Last year a long comic by Debbie Jenkinson, called Midlands, appeared on the shelves of Little Deer Comics. The Dublin store has become something of a headquarters for Irish comics, graphic novels and zines. It is a small but bountiful shop in Stoneybatter where customers browse for hidden gems as well as better-known work.
Jenkinson’s first long project, entitled Remorse, was published in 2015. Set in Dublin, and about a young woman who “gets stuck in a call-centre job for 10 years”, it demonstrated what would become a central thread of Jenkinson’s work: how the lives of ordinary people play out. She followed that up in 2020 with the graphic thriller Ghosting, about an Irish bus driver who meets an Italian chambermaid on his route. “All of a sudden she disappears,” Jenkinson says. “So it’s about whether she has ghosted him or whether something happened to her.”
Midlands is about a young pharmacist who ends up living in a small town in the middle of Ireland. Concerned with the idea of home, and of trying to fill in the gaps of sometimes diffuse relationships, it is a beautiful piece of work. A sense of loneliness, of trying to get to grips with being out of place, plays out across its pages. The minutiae of midland streetscapes and shop signage is hugely evocative, and tiny details from everyday life are everywhere: the tassel of a car keyring; a field gate slightly tilted through wear, carelessness or neglect; the glow of a bungalow window at night; a grotto; a cat stretching.
It is ordinary life that interests Jenkinson. “I don’t know if it’s some part of my brain that doesn’t exist, but I’m not that interested in fantasy,” she says. “I like the here and now. I like being able to relate to characters. I like the idea that at the beginning of Ghosting you’re looking over Dublin, and in a way you could pick out anyone’s story in the background and follow that.”
Jenkinson is drawn to what in Japan is referred to as “ma”, or negative space, where emptiness demonstrates a fullness of potential or possibility, and where the space between contains everything. “This idea of nothing in between,” Jenkinson says, “like a cat going over the road, it’s nothing. But the exciting stuff in life is probably only 5 per cent of life. The rest of the time we’re just drinking tea or going about the day. I love the capacity comics have for this, how using that idea can slow the reader right now, and make them look at those things. That’s exciting to me. The human experience is more there than it is in fantasy.”
In her work Jenkinson defies the idea of “very ‘special’ people, or people we’ve inferred this power in, to represent us, or be icons.
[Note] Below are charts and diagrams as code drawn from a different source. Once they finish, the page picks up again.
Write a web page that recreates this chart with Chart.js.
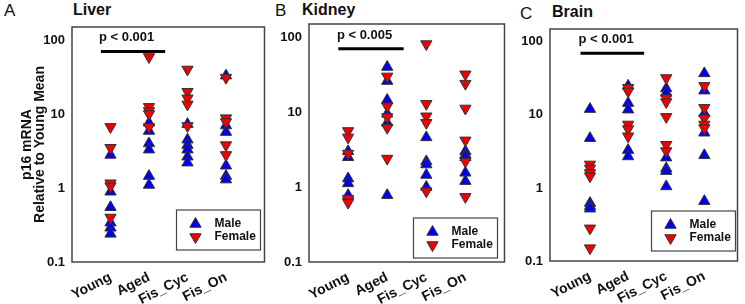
<!DOCTYPE html>
<html>
<head>
<meta charset="utf-8">
<script src="https://cdn.jsdelivr.net/npm/chart.js@4.4.1/dist/chart.umd.min.js"></script>
<style>
  html, body { margin: 0; padding: 0; background: #fff; }
  body { width: 745px; height: 304px; position: relative; overflow: hidden; font-family: "Liberation Sans", Arial, sans-serif; color: #111; }
  .panel { position: absolute; top: 0; height: 304px; }
  .letter { position: absolute; font-size: 17px; }
  .title { position: absolute; font-size: 16px; font-weight: bold; }
</style>
</head>
<body>
<div class="letter" style="left:4px;top:1px">A</div>
<div class="title" style="left:73px;top:1px">Liver</div>
<div class="letter" style="left:275px;top:1px">B</div>
<div class="title" style="left:302px;top:1px">Kidney</div>
<div class="letter" style="left:520px;top:4px">C</div>
<div class="title" style="left:552px;top:3px">Brain</div>

<div class="panel" style="left:0;width:272px"><canvas id="liver" width="272" height="304"></canvas></div>
<div class="panel" style="left:272px;width:240px"><canvas id="kidney" width="240" height="304"></canvas></div>
<div class="panel" style="left:512px;width:233px"><canvas id="brain" width="233" height="304"></canvas></div>

<script>
// values, one inner array per group (Young, Aged, Fis_Cyc, Fis_On)
const categories = ['Young', 'Aged', 'Fis_Cyc', 'Fis_On'];
const yTicks = [0.1, 1, 10, 100];
const seriesNames = ['Male', 'Female'];

const liverMale = [[2.8, 0.89, 0.55, 0.34, 0.29, 0.24], [7.6, 5.9, 4.0, 3.3, 1.45, 1.1], [7.3, 4.5, 3.8, 3.3, 2.65, 2.2], [33, 7.0, 5.7, 2.0, 1.45, 1.3]];
const liverFemale = [[6.7, 3.5, 1.16, 1.06, 0.40], [59, 12.5, 11, 10, 6.7], [40, 20, 16.3, 13.5, 6.9], [31, 8.8, 7.8, 3.8, 2.8]];
const kidneyMale = [[3.0, 2.5, 1.3, 1.12, 0.78], [40, 26, 14.5, 9.5, 7.2, 0.78], [4.6, 2.2, 2.0, 1.45, 1.0], [3.0, 2.7, 2.5, 1.55, 1.2]];
const kidneyFemale = [[5.6, 4.6, 2.8, 0.7, 0.62], [30, 12, 8.6, 6.2, 2.4], [81, 12.9, 8.8, 7.2, 0.88], [32, 24, 11.2, 4.2, 2.2, 0.74]];
const brainMale = [[12, 4.8, 0.62, 0.56, 0.52], [25, 14.5, 11.8, 3.3, 2.7], [23, 20, 2.6, 1.85, 1.7, 1.05], [37, 21.5, 10.5, 5.7, 2.8, 0.66]];
const brainFemale = [[2.1, 1.85, 1.6, 1.45, 0.28, 0.15], [23.5, 21, 7.4, 6.4, 5.1], [32, 17, 15, 9.4, 3.9, 3.2], [25, 12.5, 9, 7.4, 6.6]];

const pLabels = ['p < 0.001', 'p < 0.005', 'p < 0.001'];
const sigBar = { from: 0.75, to: 2.42, y: 70, textX: 1.42 };

const FONT = '"Liberation Sans", Arial, sans-serif';
const BLUE = '#0000f0';
const RED = '#f00000';
const EDGE = '#333';

const toPoints = groups => groups.flatMap((vals, i) => vals.map(v => ({ x: i + 1, y: v })));

function tri(ctx, cx, cy, r, down, fill) {
  ctx.save();
  ctx.translate(cx, cy);
  if (down) ctx.rotate(Math.PI);
  ctx.beginPath();
  for (let k = 0; k < 3; k++) {
    const a = k * 2 * Math.PI / 3;
    ctx[k ? 'lineTo' : 'moveTo'](Math.sin(a) * r, -Math.cos(a) * r);
  }
  ctx.closePath();
  ctx.fillStyle = fill;
  ctx.fill();
  ctx.strokeStyle = EDGE;
  ctx.lineWidth = 1;
  ctx.stroke();
  ctx.restore();
}

// frame, significance bar and the boxed legend
const panelDecor = {
  id: 'panelDecor',
  afterDatasetsDraw(chart, args, o) {
    const { ctx, chartArea: a, scales: { x, y } } = chart;
    ctx.save();
    ctx.strokeStyle = '#444';
    ctx.lineWidth = 1.5;
    ctx.strokeRect(a.left, a.top, a.right - a.left, a.bottom - a.top);

    const by = y.getPixelForValue(sigBar.y);
    ctx.strokeStyle = '#000';
    ctx.lineWidth = 3;
    ctx.beginPath();
    ctx.moveTo(x.getPixelForValue(sigBar.from), by);
    ctx.lineTo(x.getPixelForValue(sigBar.to), by);
    ctx.stroke();
    ctx.fillStyle = '#111';
    ctx.font = 'bold 13px ' + FONT;
    ctx.textAlign = 'center';
    ctx.textBaseline = 'alphabetic';
    ctx.fillText(o.pLabel, x.getPixelForValue(sigBar.textX), by - 10);

    const lw = 84, lh = 40;
    const lx = a.right - lw - o.legendRight;
    const ly = a.bottom - lh - o.legendBottom;
    ctx.fillStyle = '#fff';
    ctx.fillRect(lx, ly, lw, lh);
    ctx.strokeStyle = '#444';
    ctx.lineWidth = 1.2;
    ctx.strokeRect(lx, ly, lw, lh);
    ctx.font = 'bold 12px ' + FONT;
    ctx.textAlign = 'left';
    ctx.textBaseline = 'middle';
    seriesNames.forEach((name, i) => {
      const ry = ly + 14 + i * 13;
      tri(ctx, lx + 19, ry, 6.5, i === 1, i === 0 ? BLUE : RED);
      ctx.fillStyle = '#111';
      ctx.fillText(name, lx + 38, ry);
    });
    ctx.restore();
  }
};

function makePanel(id, male, female, cfg) {
  const yScale = {
    type: 'logarithmic',
    min: 0.1,
    max: 150,
    grid: { display: false, drawTicks: false },
    border: { display: false },
    afterBuildTicks: s => { s.ticks = yTicks.map(v => ({ value: v })); },
    afterFit: s => { s.width = cfg.yWidth; },
    ticks: {
      padding: 7,
      color: '#111',
      font: { family: FONT, size: 13, weight: 'bold' },
      callback: v => String(v)
    }
  };
  if (cfg.yTitle) {
    yScale.title = {
      display: true,
      text: cfg.yTitle,
      color: '#111',
      font: { family: FONT, size: 14, weight: 'bold', lineHeight: 0.95 },
      padding: { top: 20, bottom: 0 }
    };
  }

  return new Chart(document.getElementById(id), {
    type: 'scatter',
    data: {
      datasets: [
        {
          label: seriesNames[1],
          data: toPoints(female),
          pointStyle: 'triangle',
          rotation: 180,
          radius: 6.5,
          backgroundColor: RED,
          borderColor: EDGE,
          borderWidth: 1
        },
        {
          label: seriesNames[0],
          data: toPoints(male),
          pointStyle: 'triangle',
          radius: 6.5,
          backgroundColor: BLUE,
          borderColor: EDGE,
          borderWidth: 1
        }
      ]
    },
    options: {
      responsive: false,
      animation: false,
      devicePixelRatio: 1,
      layout: { padding: { top: cfg.top, right: cfg.right, left: 0, bottom: 0 } },
      scales: {
        x: {
          type: 'linear',
          min: cfg.xMin,
          max: cfg.xMax,
          grid: { display: false, drawTicks: false },
          border: { display: false },
          afterBuildTicks: s => { s.ticks = categories.map((c, i) => ({ value: i + 1 })); },
          afterFit: s => { s.height = cfg.xHeight; },
          ticks: {
            autoSkip: false,
            minRotation: 27,
            maxRotation: 27,
            padding: 7,
            color: '#111',
            font: { family: FONT, size: 14, weight: 'bold' },
            callback: v => categories[v - 1] || ''
          }
        },
        y: yScale
      },
      plugins: {
        legend: { display: false },
        tooltip: { enabled: false },
        panelDecor: { pLabel: cfg.pLabel, legendRight: cfg.legendRight, legendBottom: cfg.legendBottom }
      }
    },
    plugins: [panelDecor]
  });
}

makePanel('liver', liverMale, liverFemale, {
  pLabel: pLabels[0], yWidth: 72, top: 27, right: 6, xHeight: 42, xMin: 0, xMax: 5,
  yTitle: ['p16 mRNA', 'Relative to Young Mean'], legendRight: 4, legendBottom: 12
});
makePanel('kidney', kidneyMale, kidneyFemale, {
  pLabel: pLabels[1], yWidth: 37, top: 24, right: 5, xHeight: 42, xMin: 0, xMax: 5,
  legendRight: 7, legendBottom: 4
});
makePanel('brain', brainMale, brainFemale, {
  pLabel: pLabels[2], yWidth: 38, top: 29, right: 2, xHeight: 43, xMin: -0.05, xMax: 4.87,
  legendRight: 2, legendBottom: 10
});
</script>
</body>
</html>
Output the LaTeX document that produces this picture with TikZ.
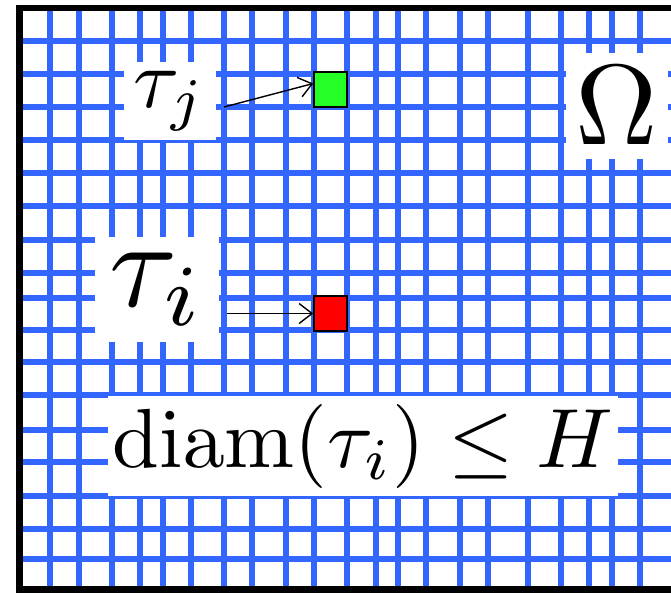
\documentclass[tikz,border=0pt]{standalone}
\usetikzlibrary{arrows.meta}
\definecolor{gridblue}{RGB}{51,102,255}
\definecolor{cellgreen}{RGB}{38,255,38}
\definecolor{cellred}{RGB}{255,0,0}
\begin{document}
\begin{tikzpicture}[x=1pt,y=-1pt,
  gridline/.style={draw=gridblue, line width=6pt},
  labelbox/.style={fill=white, inner sep=0pt},
  cellbox/.style={draw=black, line width=1.5pt, inner sep=0pt, minimum width=33pt, minimum height=35pt},
  pointer/.style={draw=black, line width=1.4pt, -{Straight Barb[length=13pt,width=20pt]}},
  frameline/.style={draw=black, line width=6.5pt}]
\useasboundingbox (0,0) rectangle (671,592);
\clip (0,0) rectangle (671,592);
% grid
\foreach \x in {50,79,112,140,163,191,224,252,286,314,347,376,398,426,460,488,528,561,589,612,640}
  \draw[gridline] (\x,8) -- (\x,592);
\foreach \y in {41,74,107,140,173,206,240,273,298,330,362,395,430,462,496,529,559}
  \draw[gridline] (19,\y) -- (671,\y);
% cells
\node[cellbox, fill=cellgreen] (green) at (330.5,89.5) {};
\node[cellbox, fill=cellred] (red) at (330.5,313.5) {};
% label boxes
\node[labelbox, minimum width=92pt, minimum height=78pt] (tj) at (170,101) {\scalebox{8.4}{$\tau_j$}};
\node[labelbox, minimum width=102pt, minimum height=106pt] (om) at (617,106) {\scalebox{11.4}{$\Omega$}};
\node[labelbox, minimum width=124pt, minimum height=105pt] (ti) at (157,289.5) {\scalebox{12.4}{$\tau_i$}};
\node[labelbox, minimum width=510pt, minimum height=100pt] (dm) at (363,446) {\scalebox{8.4}{$\mathrm{diam}(\tau_i)\leq H$}};
% frame
\draw[frameline] (690,8) -- (19.5,8) -- (19.5,589.5) -- (690,589.5);
% arrows
\coordinate (tjs) at (224,107);
\coordinate (tis) at (227,313.5);
\draw[pointer] (tjs) -- ([yshift=6pt]green.west);
\draw[pointer] (tis) -- (red.west);
\end{tikzpicture}
\end{document}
To me there’s so much more to say about the ordinary.”
The Stoneybatter shop is central to Jenkinson’s ability to reach readers. “There’s no way I would have sold these books and connected with an audience if it wasn’t for Little Deer. A lot of us aren’t very good at that end of things,” she says about promoting and selling work. “We just prefer to be in our sheds, working away.”
Jenkinson is working on a new story, called Significant Other. “It’s about teenagers in 1986, and they’re doing work experience in a charity shop. They find a letter, figure out who the letter is to, and there’s a mystery they have to solve. This is my epoch: I love playing 1980s music. And unemployment was so bad at that time. It was so dire to come out of school at that moment.” It’s “these little capsules of time” that fascinate Jenkinson, she says.
A key event in the Irish comic and graphic-novel calendar is Dublin Comic Arts Festival. Matthew Melis of Little Deer is a key figure in the event; Jenkinson is on its committee. The festival developed from Comics Lab, a meet-up event that she previously ran with the artist and author Sarah Bowie.
“Everything is free. There’s workshops, drawings, you can wander around and talk to the artists. It’s become a real community,” Jenkinson says. Such is the success of the festival – which pitches itself as a small-press comic-book event and now runs about four times a year – that about 100 tables of presenting artists sell out quickly. The next festival is on the weekend of April 13th and 14th, at Richmond Barracks in Inchicore, Dublin 8.
This alternative Irish comics scene might be niche, but the number of artists, works and events is growing. “The people who love it really love it,” Jenkinson says. “It’s burgeoning – but we’ve been saying that for a while! It’s a very exciting area. I’m always telling people about it. And I don’t think there’s any mystery about being an artist ... If you’re making art, you’re an artist.”